The base Comet in 1967 was powered by a 200 cu-in engine that was capable of 120 horsepower. For the 1967 model year, Ford produced 10,281 four-door versions and 14,251 two-door Comets with a variety of engine configurations, including the 427 big-block.
Comet 202s with 427 Engine
Although Ford offered its biggest muscle car engine as an option in the vehicle, there were very few takers. Ford built just a few of the Comet 202s with its biggest, baddest racing engine. The so-called R-code Comet featured a massive big-block engine rated at an impressive 335 horsepower. It featured twin Holley carburetors, forged rods and pistons, and long-tube headers. This powerful engine was only mated to a four-speed manual because Ford did not offer the three-speed Cruise-O-Matic transmission as an option.
Prodigious Straight-line Power
This was a car deceptively set up for straight-line power, plain and simple. The racing-style powertrain could propel an R-code Comet 202 from a standing start to 60 mph in just 6.1 seconds.

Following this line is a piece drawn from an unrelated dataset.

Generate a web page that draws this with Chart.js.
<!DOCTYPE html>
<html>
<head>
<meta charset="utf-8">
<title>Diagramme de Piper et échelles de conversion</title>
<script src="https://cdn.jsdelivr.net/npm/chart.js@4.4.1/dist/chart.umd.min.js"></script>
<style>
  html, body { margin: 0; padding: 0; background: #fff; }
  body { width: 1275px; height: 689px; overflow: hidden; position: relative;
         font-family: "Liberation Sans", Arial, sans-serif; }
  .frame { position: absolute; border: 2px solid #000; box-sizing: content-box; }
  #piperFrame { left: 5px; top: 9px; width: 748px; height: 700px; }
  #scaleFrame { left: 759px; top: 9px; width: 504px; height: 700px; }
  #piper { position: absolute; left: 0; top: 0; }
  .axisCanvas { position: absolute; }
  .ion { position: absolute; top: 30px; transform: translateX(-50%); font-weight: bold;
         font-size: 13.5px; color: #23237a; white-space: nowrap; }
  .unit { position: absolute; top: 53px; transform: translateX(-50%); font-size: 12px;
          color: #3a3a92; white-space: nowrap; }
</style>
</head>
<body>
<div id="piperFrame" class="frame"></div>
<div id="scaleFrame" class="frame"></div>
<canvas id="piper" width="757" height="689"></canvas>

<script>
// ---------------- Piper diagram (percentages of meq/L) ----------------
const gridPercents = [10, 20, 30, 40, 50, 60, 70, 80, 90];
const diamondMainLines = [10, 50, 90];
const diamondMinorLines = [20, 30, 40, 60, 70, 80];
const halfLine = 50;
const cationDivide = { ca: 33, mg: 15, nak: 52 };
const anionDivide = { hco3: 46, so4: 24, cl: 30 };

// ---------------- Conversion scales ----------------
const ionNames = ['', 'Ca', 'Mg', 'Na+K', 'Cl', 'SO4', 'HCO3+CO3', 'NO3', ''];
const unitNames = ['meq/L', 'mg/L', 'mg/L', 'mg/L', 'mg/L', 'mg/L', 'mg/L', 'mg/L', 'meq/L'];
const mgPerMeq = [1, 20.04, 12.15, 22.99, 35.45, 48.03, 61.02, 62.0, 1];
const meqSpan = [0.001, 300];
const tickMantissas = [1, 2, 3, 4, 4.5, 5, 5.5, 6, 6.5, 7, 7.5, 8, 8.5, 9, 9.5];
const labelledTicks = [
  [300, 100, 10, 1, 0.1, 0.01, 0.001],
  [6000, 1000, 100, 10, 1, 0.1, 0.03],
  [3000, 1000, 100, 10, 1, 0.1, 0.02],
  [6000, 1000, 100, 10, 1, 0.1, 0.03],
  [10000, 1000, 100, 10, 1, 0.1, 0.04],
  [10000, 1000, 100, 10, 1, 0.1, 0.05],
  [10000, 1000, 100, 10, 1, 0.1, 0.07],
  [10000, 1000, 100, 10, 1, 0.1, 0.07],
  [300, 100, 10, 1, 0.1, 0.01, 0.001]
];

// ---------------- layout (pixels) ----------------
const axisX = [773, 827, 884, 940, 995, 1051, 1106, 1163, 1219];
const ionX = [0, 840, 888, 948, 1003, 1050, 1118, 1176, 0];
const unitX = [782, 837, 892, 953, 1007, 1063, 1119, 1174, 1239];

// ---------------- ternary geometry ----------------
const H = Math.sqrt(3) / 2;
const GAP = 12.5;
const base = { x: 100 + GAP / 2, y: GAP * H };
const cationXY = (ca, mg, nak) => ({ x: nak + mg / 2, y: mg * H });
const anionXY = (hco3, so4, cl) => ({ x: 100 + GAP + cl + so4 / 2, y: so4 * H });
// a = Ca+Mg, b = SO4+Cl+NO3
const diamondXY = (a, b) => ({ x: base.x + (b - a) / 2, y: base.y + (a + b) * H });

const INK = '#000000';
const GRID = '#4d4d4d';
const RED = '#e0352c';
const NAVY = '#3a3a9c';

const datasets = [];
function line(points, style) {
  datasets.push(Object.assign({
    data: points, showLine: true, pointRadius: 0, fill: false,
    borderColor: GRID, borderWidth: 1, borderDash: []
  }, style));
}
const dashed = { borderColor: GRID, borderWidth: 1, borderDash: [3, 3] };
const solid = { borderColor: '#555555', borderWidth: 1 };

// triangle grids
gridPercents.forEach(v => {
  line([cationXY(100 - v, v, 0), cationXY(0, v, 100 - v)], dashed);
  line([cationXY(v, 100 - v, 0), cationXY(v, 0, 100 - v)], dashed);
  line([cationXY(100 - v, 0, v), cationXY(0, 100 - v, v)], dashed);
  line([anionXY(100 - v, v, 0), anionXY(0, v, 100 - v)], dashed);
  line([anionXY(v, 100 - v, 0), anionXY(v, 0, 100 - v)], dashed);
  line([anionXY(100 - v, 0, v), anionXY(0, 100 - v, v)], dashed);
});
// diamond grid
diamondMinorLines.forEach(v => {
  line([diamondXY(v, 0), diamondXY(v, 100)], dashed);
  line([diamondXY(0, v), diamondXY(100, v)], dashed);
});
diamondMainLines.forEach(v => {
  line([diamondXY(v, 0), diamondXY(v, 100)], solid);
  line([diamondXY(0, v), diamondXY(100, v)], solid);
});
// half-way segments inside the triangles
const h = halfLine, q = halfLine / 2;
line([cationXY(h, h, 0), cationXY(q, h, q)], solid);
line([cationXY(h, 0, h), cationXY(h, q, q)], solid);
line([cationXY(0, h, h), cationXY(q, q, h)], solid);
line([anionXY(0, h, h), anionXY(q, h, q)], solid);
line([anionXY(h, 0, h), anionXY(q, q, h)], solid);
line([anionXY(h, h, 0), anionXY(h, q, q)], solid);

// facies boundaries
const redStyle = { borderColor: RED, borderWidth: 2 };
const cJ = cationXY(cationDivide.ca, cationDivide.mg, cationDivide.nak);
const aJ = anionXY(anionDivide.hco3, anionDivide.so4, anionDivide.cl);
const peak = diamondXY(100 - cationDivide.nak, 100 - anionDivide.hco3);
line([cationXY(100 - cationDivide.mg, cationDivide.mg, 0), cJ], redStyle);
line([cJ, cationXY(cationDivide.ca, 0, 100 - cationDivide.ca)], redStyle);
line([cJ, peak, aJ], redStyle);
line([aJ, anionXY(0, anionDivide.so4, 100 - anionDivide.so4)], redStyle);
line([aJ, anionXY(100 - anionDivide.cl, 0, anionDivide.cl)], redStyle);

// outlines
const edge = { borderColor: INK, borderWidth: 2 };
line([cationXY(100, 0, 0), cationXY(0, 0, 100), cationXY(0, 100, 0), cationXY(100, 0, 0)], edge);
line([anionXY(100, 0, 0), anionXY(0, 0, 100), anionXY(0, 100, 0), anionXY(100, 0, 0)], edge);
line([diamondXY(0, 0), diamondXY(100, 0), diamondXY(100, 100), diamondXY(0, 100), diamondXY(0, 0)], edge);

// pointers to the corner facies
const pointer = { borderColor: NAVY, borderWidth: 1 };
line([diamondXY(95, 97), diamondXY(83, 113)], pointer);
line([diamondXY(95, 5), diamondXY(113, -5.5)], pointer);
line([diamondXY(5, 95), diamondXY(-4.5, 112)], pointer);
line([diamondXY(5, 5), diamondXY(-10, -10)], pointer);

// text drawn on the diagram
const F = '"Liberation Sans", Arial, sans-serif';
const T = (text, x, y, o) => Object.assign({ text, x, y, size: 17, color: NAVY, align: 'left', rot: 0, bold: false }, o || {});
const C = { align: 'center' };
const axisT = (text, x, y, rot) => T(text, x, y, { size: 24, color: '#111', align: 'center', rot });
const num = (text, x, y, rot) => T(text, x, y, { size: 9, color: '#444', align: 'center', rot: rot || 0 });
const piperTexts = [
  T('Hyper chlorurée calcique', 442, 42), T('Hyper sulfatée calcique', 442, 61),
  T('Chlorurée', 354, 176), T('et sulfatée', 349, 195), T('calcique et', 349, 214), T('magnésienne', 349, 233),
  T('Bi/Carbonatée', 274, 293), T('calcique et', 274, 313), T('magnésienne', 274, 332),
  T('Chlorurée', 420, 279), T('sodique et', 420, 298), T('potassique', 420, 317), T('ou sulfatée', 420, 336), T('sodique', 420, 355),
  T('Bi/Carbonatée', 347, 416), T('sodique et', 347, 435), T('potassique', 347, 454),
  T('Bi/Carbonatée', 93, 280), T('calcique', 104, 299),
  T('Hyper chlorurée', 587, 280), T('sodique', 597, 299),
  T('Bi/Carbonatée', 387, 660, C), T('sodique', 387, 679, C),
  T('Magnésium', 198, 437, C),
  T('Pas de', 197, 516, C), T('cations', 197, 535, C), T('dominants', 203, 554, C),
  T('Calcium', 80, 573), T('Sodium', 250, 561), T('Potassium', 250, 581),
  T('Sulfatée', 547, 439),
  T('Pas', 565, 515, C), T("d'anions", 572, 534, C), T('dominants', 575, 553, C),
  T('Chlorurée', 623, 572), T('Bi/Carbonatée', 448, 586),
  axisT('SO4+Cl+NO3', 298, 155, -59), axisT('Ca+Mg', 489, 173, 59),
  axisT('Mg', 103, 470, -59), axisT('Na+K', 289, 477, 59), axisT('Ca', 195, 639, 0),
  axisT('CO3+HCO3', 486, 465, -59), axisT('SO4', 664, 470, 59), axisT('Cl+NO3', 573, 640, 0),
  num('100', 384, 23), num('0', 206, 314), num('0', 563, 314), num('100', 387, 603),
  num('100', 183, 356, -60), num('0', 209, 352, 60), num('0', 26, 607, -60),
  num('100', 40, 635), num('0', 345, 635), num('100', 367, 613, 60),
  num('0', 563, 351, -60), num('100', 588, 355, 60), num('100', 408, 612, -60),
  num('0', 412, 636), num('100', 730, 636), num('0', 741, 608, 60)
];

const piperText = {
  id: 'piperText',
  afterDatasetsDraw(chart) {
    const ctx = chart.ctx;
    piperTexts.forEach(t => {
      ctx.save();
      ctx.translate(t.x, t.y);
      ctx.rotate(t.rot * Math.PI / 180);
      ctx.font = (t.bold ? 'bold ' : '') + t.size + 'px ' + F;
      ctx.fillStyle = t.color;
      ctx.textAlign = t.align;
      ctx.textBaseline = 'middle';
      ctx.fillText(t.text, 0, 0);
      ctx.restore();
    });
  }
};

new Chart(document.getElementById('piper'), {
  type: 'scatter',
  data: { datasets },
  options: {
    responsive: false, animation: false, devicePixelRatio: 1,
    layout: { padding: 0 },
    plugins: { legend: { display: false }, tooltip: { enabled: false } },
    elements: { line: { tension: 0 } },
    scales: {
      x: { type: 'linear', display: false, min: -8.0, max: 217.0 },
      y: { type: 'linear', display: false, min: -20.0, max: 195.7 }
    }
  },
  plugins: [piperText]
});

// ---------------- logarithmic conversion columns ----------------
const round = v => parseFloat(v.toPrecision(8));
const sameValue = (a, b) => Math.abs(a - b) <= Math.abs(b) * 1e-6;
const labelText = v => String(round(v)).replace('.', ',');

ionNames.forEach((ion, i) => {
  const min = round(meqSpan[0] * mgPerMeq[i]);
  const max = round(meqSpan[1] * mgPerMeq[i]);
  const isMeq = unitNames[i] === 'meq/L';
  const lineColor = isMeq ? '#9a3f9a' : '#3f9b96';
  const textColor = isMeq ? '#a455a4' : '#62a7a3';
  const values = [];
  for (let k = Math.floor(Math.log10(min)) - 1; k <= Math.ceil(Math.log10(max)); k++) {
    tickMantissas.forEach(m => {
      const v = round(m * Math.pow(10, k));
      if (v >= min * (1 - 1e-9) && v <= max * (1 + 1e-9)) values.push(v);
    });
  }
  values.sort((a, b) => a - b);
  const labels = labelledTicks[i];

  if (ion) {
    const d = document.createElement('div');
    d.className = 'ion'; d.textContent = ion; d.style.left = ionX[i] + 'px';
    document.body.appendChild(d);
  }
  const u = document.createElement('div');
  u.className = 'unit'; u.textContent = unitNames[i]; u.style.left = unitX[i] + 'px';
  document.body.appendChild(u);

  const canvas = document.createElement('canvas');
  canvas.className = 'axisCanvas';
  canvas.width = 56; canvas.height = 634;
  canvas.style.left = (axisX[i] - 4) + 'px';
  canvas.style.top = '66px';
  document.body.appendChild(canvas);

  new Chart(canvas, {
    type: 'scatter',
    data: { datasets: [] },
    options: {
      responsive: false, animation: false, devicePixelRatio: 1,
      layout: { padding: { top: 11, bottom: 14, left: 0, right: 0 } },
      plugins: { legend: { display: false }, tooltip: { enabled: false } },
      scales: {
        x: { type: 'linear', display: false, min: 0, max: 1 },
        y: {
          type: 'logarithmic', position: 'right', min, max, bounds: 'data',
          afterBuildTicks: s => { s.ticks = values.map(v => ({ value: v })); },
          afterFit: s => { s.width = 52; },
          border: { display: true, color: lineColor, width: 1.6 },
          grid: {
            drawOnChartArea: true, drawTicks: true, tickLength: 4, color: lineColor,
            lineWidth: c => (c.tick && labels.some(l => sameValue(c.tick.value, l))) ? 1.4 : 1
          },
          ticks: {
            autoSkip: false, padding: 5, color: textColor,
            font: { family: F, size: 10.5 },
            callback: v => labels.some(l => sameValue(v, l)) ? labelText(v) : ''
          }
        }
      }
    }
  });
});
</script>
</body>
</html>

The pedestrian appearance of the Comet lulled many a potential racing opponent into a false sense of security, unless they saw the rather modest “427” badge rather innocuously displayed on the front fender. The exterior was notably lacking in ornamental chrome, or any kind of chrome for that matter. The stealthy look was accentuated by the basic-looking rubber and mundane hubcaps.
1967 Mercury Comet 202 Sedan – Rare and Valuable Today
The R-code 1967 Comet is exceedingly rare. Just 22 of the two-door versions were built, and only six of those are believed to remain today. Today, the Comet 202 427 is one rare muscle car. An heir to the Reynolds Tobacco fortune purchased one at auction for more than $200,000. It was an unrestored version with less than 2,000 miles on the odometer. The Reynolds vehicle is believed to have been the only R-code Comet built with an AM/FM radio. Interestingly, there’s no exterior antenna to be found. Instead, the antenna was deftly hidden away under the hood.